> Objective
Each line that follows is to be retyped exactly.

> Information shown
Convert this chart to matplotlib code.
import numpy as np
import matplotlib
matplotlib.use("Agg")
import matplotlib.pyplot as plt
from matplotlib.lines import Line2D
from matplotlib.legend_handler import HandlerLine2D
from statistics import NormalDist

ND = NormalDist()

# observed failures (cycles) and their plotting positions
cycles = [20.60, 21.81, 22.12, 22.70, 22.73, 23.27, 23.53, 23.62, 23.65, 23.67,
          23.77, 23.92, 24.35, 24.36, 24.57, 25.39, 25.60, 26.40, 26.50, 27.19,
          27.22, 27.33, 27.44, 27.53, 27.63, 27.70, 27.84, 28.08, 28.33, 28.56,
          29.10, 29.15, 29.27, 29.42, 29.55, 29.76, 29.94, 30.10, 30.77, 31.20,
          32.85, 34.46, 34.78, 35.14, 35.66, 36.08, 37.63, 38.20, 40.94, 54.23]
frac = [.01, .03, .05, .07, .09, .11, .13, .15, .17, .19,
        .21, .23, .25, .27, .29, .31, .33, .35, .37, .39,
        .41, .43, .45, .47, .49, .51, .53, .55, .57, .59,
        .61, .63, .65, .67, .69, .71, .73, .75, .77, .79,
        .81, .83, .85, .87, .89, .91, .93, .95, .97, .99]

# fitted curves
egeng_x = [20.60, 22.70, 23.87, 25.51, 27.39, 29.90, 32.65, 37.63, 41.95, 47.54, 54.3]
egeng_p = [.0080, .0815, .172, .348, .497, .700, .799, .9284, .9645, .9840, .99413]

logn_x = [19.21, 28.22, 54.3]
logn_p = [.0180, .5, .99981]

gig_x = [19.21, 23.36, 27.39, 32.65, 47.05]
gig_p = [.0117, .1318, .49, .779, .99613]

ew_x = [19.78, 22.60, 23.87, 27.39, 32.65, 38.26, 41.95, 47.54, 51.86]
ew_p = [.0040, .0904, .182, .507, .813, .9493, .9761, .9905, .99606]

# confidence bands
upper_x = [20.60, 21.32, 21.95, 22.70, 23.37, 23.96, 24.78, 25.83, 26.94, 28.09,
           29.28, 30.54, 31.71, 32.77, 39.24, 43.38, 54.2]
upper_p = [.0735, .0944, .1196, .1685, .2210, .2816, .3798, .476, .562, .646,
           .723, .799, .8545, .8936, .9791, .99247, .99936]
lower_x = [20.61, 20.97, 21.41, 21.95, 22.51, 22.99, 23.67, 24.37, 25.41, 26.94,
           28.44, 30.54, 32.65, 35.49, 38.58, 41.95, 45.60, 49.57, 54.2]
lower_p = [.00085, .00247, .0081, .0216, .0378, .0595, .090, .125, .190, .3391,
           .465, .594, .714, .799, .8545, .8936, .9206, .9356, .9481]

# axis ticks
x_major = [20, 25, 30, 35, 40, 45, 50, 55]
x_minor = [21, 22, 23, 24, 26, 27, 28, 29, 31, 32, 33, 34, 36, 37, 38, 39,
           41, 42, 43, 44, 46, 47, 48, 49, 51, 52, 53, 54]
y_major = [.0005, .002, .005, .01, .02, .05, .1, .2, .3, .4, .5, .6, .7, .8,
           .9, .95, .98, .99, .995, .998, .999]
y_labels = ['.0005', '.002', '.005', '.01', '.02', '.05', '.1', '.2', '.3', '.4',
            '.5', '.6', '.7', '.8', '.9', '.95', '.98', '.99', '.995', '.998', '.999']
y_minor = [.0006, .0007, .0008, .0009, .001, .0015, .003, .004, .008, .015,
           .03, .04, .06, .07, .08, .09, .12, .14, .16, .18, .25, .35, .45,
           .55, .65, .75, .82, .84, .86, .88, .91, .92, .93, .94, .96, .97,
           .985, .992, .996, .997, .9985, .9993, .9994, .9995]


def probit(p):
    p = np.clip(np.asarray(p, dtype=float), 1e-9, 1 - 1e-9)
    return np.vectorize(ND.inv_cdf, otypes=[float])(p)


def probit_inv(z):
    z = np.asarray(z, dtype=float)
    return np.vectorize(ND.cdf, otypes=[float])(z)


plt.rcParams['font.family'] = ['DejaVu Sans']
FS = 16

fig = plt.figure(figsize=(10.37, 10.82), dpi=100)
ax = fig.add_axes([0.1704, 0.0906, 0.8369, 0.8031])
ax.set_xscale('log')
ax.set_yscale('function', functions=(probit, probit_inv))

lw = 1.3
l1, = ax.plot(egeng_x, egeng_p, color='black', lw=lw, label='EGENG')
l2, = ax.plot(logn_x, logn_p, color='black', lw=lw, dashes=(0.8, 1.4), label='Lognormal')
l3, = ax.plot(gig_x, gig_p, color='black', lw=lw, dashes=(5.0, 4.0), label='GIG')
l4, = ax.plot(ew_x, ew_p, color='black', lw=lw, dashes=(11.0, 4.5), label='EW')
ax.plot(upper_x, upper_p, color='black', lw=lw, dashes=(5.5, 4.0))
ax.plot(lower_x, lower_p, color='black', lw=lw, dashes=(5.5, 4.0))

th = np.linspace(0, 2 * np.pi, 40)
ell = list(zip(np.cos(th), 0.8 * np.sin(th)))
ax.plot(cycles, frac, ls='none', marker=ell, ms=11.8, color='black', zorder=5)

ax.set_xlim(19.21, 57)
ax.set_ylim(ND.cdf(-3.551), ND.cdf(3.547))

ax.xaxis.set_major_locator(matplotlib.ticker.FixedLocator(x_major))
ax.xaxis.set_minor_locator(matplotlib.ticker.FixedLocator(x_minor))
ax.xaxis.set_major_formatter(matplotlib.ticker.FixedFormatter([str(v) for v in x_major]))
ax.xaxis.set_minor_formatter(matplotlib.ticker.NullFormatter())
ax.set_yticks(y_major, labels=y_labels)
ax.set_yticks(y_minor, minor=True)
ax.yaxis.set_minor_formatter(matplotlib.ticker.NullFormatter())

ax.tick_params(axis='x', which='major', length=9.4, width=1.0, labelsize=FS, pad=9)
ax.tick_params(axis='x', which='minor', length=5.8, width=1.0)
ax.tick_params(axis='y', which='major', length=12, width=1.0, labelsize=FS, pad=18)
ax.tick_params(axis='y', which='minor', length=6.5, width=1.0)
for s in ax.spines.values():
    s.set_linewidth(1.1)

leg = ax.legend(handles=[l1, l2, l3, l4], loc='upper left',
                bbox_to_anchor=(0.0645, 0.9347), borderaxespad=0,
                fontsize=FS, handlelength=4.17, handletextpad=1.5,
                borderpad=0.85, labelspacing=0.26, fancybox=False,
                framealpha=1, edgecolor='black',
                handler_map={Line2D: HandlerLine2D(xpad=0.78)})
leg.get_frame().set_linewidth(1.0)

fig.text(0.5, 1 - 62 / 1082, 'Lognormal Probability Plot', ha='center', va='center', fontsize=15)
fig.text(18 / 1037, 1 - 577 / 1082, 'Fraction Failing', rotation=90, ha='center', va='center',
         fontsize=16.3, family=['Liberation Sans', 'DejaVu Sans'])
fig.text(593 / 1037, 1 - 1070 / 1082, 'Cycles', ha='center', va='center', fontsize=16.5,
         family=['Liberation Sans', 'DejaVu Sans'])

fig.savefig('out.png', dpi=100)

> Output of the exercise
Convert this chart to matplotlib code.
import numpy as np
import matplotlib
matplotlib.use("Agg")
import matplotlib.pyplot as plt
from matplotlib.lines import Line2D
from matplotlib.legend_handler import HandlerLine2D
from statistics import NormalDist

ND = NormalDist()

# observed failures (cycles) and their plotting positions
cycles = [20.60, 21.81, 22.12, 22.70, 22.73, 23.27, 23.53, 23.62, 23.65, 23.67,
          23.77, 23.92, 24.35, 24.36, 24.57, 25.39, 25.60, 26.40, 26.50, 27.19,
          27.22, 27.33, 27.44, 27.53, 27.63, 27.70, 27.84, 28.08, 28.33, 28.56,
          29.10, 29.15, 29.27, 29.42, 29.55, 29.76, 29.94, 30.10, 30.77, 31.20,
          32.85, 34.46, 34.78, 35.14, 35.66, 36.08, 37.63, 38.20, 40.94, 54.23]
frac = [.01, .03, .05, .07, .09, .11, .13, .15, .17, .19,
        .21, .23, .25, .27, .29, .31, .33, .35, .37, .39,
        .41, .43, .45, .47, .49, .51, .53, .55, .57, .59,
        .61, .63, .65, .67, .69, .71, .73, .75, .77, .79,
        .81, .83, .85, .87, .89, .91, .93, .95, .97, .99]

# fitted curves
egeng_x = [20.60, 22.70, 23.87, 25.51, 27.39, 29.90, 32.65, 37.63, 41.95, 47.54, 54.3]
egeng_p = [.0080, .0815, .172, .348, .497, .700, .799, .9284, .9645, .9840, .99413]

logn_x = [19.21, 28.22, 54.3]
logn_p = [.0180, .5, .99981]

gig_x = [19.21, 23.36, 27.39, 32.65, 47.05]
gig_p = [.0117, .1318, .49, .779, .99613]

ew_x = [19.78, 22.60, 23.87, 27.39, 32.65, 38.26, 41.95, 47.54, 51.86]
ew_p = [.0040, .0904, .182, .507, .813, .9493, .9761, .9905, .99606]

# confidence bands
upper_x = [20.60, 21.32, 21.95, 22.70, 23.37, 23.96, 24.78, 25.83, 26.94, 28.09,
           29.28, 30.54, 31.71, 32.77, 39.24, 43.38, 54.2]
upper_p = [.0735, .0944, .1196, .1685, .2210, .2816, .3798, .476, .562, .646,
           .723, .799, .8545, .8936, .9791, .99247, .99936]
lower_x = [20.61, 20.97, 21.41, 21.95, 22.51, 22.99, 23.67, 24.37, 25.41, 26.94,
           28.44, 30.54, 32.65, 35.49, 38.58, 41.95, 45.60, 49.57, 54.2]
lower_p = [.00085, .00247, .0081, .0216, .0378, .0595, .090, .125, .190, .3391,
           .465, .594, .714, .799, .8545, .8936, .9206, .9356, .9481]

# axis ticks
x_major = [20, 25, 30, 35, 40, 45, 50, 55]
x_minor = [21, 22, 23, 24, 26, 27, 28, 29, 31, 32, 33, 34, 36, 37, 38, 39,
           41, 42, 43, 44, 46, 47, 48, 49, 51, 52, 53, 54]
y_major = [.0005, .002, .005, .01, .02, .05, .1, .2, .3, .4, .5, .6, .7, .8,
           .9, .95, .98, .99, .995, .998, .999]
y_labels = ['.0005', '.002', '.005', '.01', '.02', '.05', '.1', '.2', '.3', '.4',
            '.5', '.6', '.7', '.8', '.9', '.95', '.98', '.99', '.995', '.998', '.999']
y_minor = [.0006, .0007, .0008, .0009, .001, .0015, .003, .004, .008, .015,
           .03, .04, .06, .07, .08, .09, .12, .14, .16, .18, .25, .35, .45,
           .55, .65, .75, .82, .84, .86, .88, .91, .92, .93, .94, .96, .97,
           .985, .992, .996, .997, .9985, .9993, .9994, .9995]


def probit(p):
    p = np.clip(np.asarray(p, dtype=float), 1e-9, 1 - 1e-9)
    return np.vectorize(ND.inv_cdf, otypes=[float])(p)


def probit_inv(z):
    z = np.asarray(z, dtype=float)
    return np.vectorize(ND.cdf, otypes=[float])(z)


plt.rcParams['font.family'] = ['DejaVu Sans']
FS = 16

fig = plt.figure(figsize=(10.37, 10.82), dpi=100)
ax = fig.add_axes([0.1704, 0.0906, 0.8369, 0.8031])
ax.set_xscale('log')
ax.set_yscale('function', functions=(probit, probit_inv))

lw = 1.3
l1, = ax.plot(egeng_x, egeng_p, color='black', lw=lw, label='EGENG')
l2, = ax.plot(logn_x, logn_p, color='black', lw=lw, dashes=(0.8, 1.4), label='Lognormal')
l3, = ax.plot(gig_x, gig_p, color='black', lw=lw, dashes=(5.0, 4.0), label='GIG')
l4, = ax.plot(ew_x, ew_p, color='black', lw=lw, dashes=(11.0, 4.5), label='EW')
ax.plot(upper_x, upper_p, color='black', lw=lw, dashes=(5.5, 4.0))
ax.plot(lower_x, lower_p, color='black', lw=lw, dashes=(5.5, 4.0))

th = np.linspace(0, 2 * np.pi, 40)
ell = list(zip(np.cos(th), 0.8 * np.sin(th)))
ax.plot(cycles, frac, ls='none', marker=ell, ms=11.8, color='black', zorder=5)

ax.set_xlim(19.21, 57)
ax.set_ylim(ND.cdf(-3.551), ND.cdf(3.547))

ax.xaxis.set_major_locator(matplotlib.ticker.FixedLocator(x_major))
ax.xaxis.set_minor_locator(matplotlib.ticker.FixedLocator(x_minor))
ax.xaxis.set_major_formatter(matplotlib.ticker.FixedFormatter([str(v) for v in x_major]))
ax.xaxis.set_minor_formatter(matplotlib.ticker.NullFormatter())
ax.set_yticks(y_major, labels=y_labels)
ax.set_yticks(y_minor, minor=True)
ax.yaxis.set_minor_formatter(matplotlib.ticker.NullFormatter())

ax.tick_params(axis='x', which='major', length=9.4, width=1.0, labelsize=FS, pad=9)
ax.tick_params(axis='x', which='minor', length=5.8, width=1.0)
ax.tick_params(axis='y', which='major', length=12, width=1.0, labelsize=FS, pad=18)
ax.tick_params(axis='y', which='minor', length=6.5, width=1.0)
for s in ax.spines.values():
    s.set_linewidth(1.1)

leg = ax.legend(handles=[l1, l2, l3, l4], loc='upper left',
                bbox_to_anchor=(0.0645, 0.9347), borderaxespad=0,
                fontsize=FS, handlelength=4.17, handletextpad=1.5,
                borderpad=0.85, labelspacing=0.26, fancybox=False,
                framealpha=1, edgecolor='black',
                handler_map={Line2D: HandlerLine2D(xpad=0.78)})
leg.get_frame().set_linewidth(1.0)

fig.text(0.5, 1 - 62 / 1082, 'Lognormal Probability Plot', ha='center', va='center', fontsize=15)
fig.text(18 / 1037, 1 - 577 / 1082, 'Fraction Failing', rotation=90, ha='center', va='center',
         fontsize=16.3, family=['Liberation Sans', 'DejaVu Sans'])
fig.text(593 / 1037, 1 - 1070 / 1082, 'Cycles', ha='center', va='center', fontsize=16.5,
         family=['Liberation Sans', 'DejaVu Sans'])

fig.savefig('out.png', dpi=100)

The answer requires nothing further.